Task:
Copy all of the material word for word, except for the pictures.

Information shown:
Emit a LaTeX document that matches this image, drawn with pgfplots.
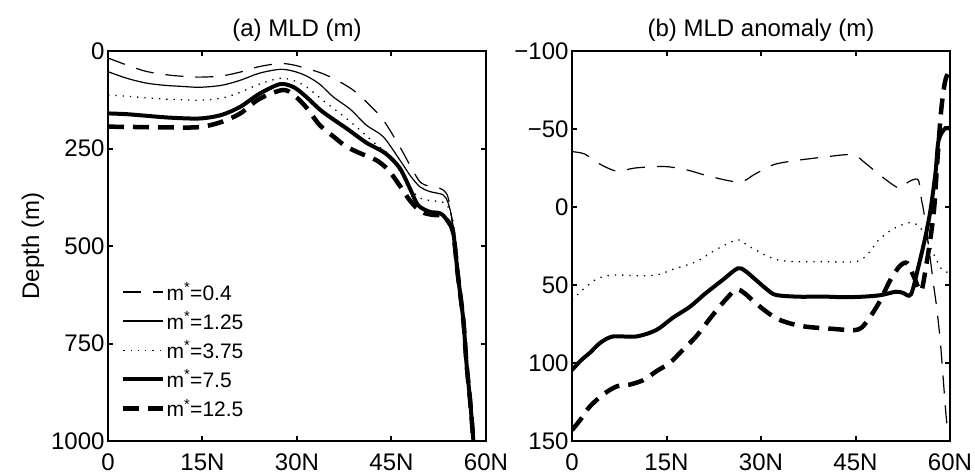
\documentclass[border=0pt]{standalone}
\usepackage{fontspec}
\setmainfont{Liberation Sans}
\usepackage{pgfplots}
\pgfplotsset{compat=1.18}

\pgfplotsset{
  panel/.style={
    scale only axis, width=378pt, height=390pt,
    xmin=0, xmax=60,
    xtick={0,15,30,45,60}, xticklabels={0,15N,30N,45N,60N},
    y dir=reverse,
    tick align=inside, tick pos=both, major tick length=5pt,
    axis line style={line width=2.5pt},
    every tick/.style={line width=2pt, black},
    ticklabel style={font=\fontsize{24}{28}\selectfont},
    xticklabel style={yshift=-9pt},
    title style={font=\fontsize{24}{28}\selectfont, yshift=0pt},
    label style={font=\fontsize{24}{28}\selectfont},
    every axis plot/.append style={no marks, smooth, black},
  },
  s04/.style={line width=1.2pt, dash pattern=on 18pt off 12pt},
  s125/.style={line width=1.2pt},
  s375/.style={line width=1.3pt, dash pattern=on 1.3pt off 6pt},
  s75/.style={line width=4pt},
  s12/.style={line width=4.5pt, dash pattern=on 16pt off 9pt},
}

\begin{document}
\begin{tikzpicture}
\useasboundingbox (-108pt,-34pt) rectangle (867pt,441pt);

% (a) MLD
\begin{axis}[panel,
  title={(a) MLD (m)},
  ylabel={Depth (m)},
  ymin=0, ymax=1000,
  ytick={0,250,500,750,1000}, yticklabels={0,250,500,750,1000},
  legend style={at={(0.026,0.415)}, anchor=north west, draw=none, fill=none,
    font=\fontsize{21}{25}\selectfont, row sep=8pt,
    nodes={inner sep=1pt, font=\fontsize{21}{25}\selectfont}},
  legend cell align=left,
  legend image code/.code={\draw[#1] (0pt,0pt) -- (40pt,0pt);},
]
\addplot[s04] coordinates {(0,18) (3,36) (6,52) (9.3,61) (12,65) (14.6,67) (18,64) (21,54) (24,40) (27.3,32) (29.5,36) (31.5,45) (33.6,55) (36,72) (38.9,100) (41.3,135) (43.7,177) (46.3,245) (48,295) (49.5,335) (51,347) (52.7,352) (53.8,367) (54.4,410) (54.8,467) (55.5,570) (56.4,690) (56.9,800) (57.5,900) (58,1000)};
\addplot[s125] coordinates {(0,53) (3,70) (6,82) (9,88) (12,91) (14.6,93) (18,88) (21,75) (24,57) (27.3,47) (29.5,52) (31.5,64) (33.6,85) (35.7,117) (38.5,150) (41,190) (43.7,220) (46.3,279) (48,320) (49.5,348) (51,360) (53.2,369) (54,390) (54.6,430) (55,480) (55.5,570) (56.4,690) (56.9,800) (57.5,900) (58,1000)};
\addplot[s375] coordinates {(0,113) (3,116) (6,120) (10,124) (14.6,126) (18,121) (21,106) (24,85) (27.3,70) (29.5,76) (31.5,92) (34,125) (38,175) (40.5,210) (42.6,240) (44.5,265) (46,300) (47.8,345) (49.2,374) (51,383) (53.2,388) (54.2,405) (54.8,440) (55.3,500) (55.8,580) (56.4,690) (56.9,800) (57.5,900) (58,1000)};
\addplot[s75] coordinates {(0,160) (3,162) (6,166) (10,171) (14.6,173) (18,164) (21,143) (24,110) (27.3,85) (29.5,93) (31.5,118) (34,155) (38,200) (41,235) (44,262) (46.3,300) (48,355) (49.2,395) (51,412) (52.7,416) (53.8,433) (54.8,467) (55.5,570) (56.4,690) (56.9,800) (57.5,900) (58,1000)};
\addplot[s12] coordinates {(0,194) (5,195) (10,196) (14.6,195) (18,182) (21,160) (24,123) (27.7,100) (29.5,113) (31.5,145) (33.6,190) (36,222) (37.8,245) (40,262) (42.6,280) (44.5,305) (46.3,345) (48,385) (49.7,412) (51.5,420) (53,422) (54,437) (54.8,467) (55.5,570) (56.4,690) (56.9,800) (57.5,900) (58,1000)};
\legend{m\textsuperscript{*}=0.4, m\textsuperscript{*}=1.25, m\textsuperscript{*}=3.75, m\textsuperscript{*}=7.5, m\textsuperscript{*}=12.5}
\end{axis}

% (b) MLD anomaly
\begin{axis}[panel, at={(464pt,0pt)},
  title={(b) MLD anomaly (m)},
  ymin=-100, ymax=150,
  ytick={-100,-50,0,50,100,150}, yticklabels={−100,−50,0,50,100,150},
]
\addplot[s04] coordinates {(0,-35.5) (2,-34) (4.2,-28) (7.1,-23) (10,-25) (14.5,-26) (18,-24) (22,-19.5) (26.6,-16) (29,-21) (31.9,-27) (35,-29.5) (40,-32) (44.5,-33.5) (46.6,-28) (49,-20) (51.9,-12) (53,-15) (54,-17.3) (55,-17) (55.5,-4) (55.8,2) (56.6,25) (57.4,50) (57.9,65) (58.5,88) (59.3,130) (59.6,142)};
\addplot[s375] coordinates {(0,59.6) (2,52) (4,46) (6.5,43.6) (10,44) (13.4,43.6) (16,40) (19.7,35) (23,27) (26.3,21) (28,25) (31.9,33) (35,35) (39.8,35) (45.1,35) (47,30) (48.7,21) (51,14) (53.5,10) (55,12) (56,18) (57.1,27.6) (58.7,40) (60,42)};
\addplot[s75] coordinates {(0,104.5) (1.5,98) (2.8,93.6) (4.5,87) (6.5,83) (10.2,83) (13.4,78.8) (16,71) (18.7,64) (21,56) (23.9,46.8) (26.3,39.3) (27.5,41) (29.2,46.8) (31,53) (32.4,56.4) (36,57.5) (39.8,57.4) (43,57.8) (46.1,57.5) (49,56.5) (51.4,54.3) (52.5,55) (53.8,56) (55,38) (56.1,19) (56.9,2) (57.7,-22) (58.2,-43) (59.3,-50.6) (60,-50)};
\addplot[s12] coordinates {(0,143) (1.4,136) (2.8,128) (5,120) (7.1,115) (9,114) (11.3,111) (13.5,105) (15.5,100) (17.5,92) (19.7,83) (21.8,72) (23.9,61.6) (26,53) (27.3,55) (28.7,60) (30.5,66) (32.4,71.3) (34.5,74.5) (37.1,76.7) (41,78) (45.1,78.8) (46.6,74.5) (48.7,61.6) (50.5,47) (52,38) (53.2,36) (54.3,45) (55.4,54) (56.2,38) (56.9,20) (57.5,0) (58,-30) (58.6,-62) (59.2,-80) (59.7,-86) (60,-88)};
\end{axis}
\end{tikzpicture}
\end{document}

Solution to this problem:
Emit a LaTeX document that matches this image, drawn with pgfplots.
\documentclass[border=0pt]{standalone}
\usepackage{fontspec}
\setmainfont{Liberation Sans}
\usepackage{pgfplots}
\pgfplotsset{compat=1.18}

\pgfplotsset{
  panel/.style={
    scale only axis, width=378pt, height=390pt,
    xmin=0, xmax=60,
    xtick={0,15,30,45,60}, xticklabels={0,15N,30N,45N,60N},
    y dir=reverse,
    tick align=inside, tick pos=both, major tick length=5pt,
    axis line style={line width=2.5pt},
    every tick/.style={line width=2pt, black},
    ticklabel style={font=\fontsize{24}{28}\selectfont},
    xticklabel style={yshift=-9pt},
    title style={font=\fontsize{24}{28}\selectfont, yshift=0pt},
    label style={font=\fontsize{24}{28}\selectfont},
    every axis plot/.append style={no marks, smooth, black},
  },
  s04/.style={line width=1.2pt, dash pattern=on 18pt off 12pt},
  s125/.style={line width=1.2pt},
  s375/.style={line width=1.3pt, dash pattern=on 1.3pt off 6pt},
  s75/.style={line width=4pt},
  s12/.style={line width=4.5pt, dash pattern=on 16pt off 9pt},
}

\begin{document}
\begin{tikzpicture}
\useasboundingbox (-108pt,-34pt) rectangle (867pt,441pt);

% (a) MLD
\begin{axis}[panel,
  title={(a) MLD (m)},
  ylabel={Depth (m)},
  ymin=0, ymax=1000,
  ytick={0,250,500,750,1000}, yticklabels={0,250,500,750,1000},
  legend style={at={(0.026,0.415)}, anchor=north west, draw=none, fill=none,
    font=\fontsize{21}{25}\selectfont, row sep=8pt,
    nodes={inner sep=1pt, font=\fontsize{21}{25}\selectfont}},
  legend cell align=left,
  legend image code/.code={\draw[#1] (0pt,0pt) -- (40pt,0pt);},
]
\addplot[s04] coordinates {(0,18) (3,36) (6,52) (9.3,61) (12,65) (14.6,67) (18,64) (21,54) (24,40) (27.3,32) (29.5,36) (31.5,45) (33.6,55) (36,72) (38.9,100) (41.3,135) (43.7,177) (46.3,245) (48,295) (49.5,335) (51,347) (52.7,352) (53.8,367) (54.4,410) (54.8,467) (55.5,570) (56.4,690) (56.9,800) (57.5,900) (58,1000)};
\addplot[s125] coordinates {(0,53) (3,70) (6,82) (9,88) (12,91) (14.6,93) (18,88) (21,75) (24,57) (27.3,47) (29.5,52) (31.5,64) (33.6,85) (35.7,117) (38.5,150) (41,190) (43.7,220) (46.3,279) (48,320) (49.5,348) (51,360) (53.2,369) (54,390) (54.6,430) (55,480) (55.5,570) (56.4,690) (56.9,800) (57.5,900) (58,1000)};
\addplot[s375] coordinates {(0,113) (3,116) (6,120) (10,124) (14.6,126) (18,121) (21,106) (24,85) (27.3,70) (29.5,76) (31.5,92) (34,125) (38,175) (40.5,210) (42.6,240) (44.5,265) (46,300) (47.8,345) (49.2,374) (51,383) (53.2,388) (54.2,405) (54.8,440) (55.3,500) (55.8,580) (56.4,690) (56.9,800) (57.5,900) (58,1000)};
\addplot[s75] coordinates {(0,160) (3,162) (6,166) (10,171) (14.6,173) (18,164) (21,143) (24,110) (27.3,85) (29.5,93) (31.5,118) (34,155) (38,200) (41,235) (44,262) (46.3,300) (48,355) (49.2,395) (51,412) (52.7,416) (53.8,433) (54.8,467) (55.5,570) (56.4,690) (56.9,800) (57.5,900) (58,1000)};
\addplot[s12] coordinates {(0,194) (5,195) (10,196) (14.6,195) (18,182) (21,160) (24,123) (27.7,100) (29.5,113) (31.5,145) (33.6,190) (36,222) (37.8,245) (40,262) (42.6,280) (44.5,305) (46.3,345) (48,385) (49.7,412) (51.5,420) (53,422) (54,437) (54.8,467) (55.5,570) (56.4,690) (56.9,800) (57.5,900) (58,1000)};
\legend{m\textsuperscript{*}=0.4, m\textsuperscript{*}=1.25, m\textsuperscript{*}=3.75, m\textsuperscript{*}=7.5, m\textsuperscript{*}=12.5}
\end{axis}

% (b) MLD anomaly
\begin{axis}[panel, at={(464pt,0pt)},
  title={(b) MLD anomaly (m)},
  ymin=-100, ymax=150,
  ytick={-100,-50,0,50,100,150}, yticklabels={−100,−50,0,50,100,150},
]
\addplot[s04] coordinates {(0,-35.5) (2,-34) (4.2,-28) (7.1,-23) (10,-25) (14.5,-26) (18,-24) (22,-19.5) (26.6,-16) (29,-21) (31.9,-27) (35,-29.5) (40,-32) (44.5,-33.5) (46.6,-28) (49,-20) (51.9,-12) (53,-15) (54,-17.3) (55,-17) (55.5,-4) (55.8,2) (56.6,25) (57.4,50) (57.9,65) (58.5,88) (59.3,130) (59.6,142)};
\addplot[s375] coordinates {(0,59.6) (2,52) (4,46) (6.5,43.6) (10,44) (13.4,43.6) (16,40) (19.7,35) (23,27) (26.3,21) (28,25) (31.9,33) (35,35) (39.8,35) (45.1,35) (47,30) (48.7,21) (51,14) (53.5,10) (55,12) (56,18) (57.1,27.6) (58.7,40) (60,42)};
\addplot[s75] coordinates {(0,104.5) (1.5,98) (2.8,93.6) (4.5,87) (6.5,83) (10.2,83) (13.4,78.8) (16,71) (18.7,64) (21,56) (23.9,46.8) (26.3,39.3) (27.5,41) (29.2,46.8) (31,53) (32.4,56.4) (36,57.5) (39.8,57.4) (43,57.8) (46.1,57.5) (49,56.5) (51.4,54.3) (52.5,55) (53.8,56) (55,38) (56.1,19) (56.9,2) (57.7,-22) (58.2,-43) (59.3,-50.6) (60,-50)};
\addplot[s12] coordinates {(0,143) (1.4,136) (2.8,128) (5,120) (7.1,115) (9,114) (11.3,111) (13.5,105) (15.5,100) (17.5,92) (19.7,83) (21.8,72) (23.9,61.6) (26,53) (27.3,55) (28.7,60) (30.5,66) (32.4,71.3) (34.5,74.5) (37.1,76.7) (41,78) (45.1,78.8) (46.6,74.5) (48.7,61.6) (50.5,47) (52,38) (53.2,36) (54.3,45) (55.4,54) (56.2,38) (56.9,20) (57.5,0) (58,-30) (58.6,-62) (59.2,-80) (59.7,-86) (60,-88)};
\end{axis}
\end{tikzpicture}
\end{document}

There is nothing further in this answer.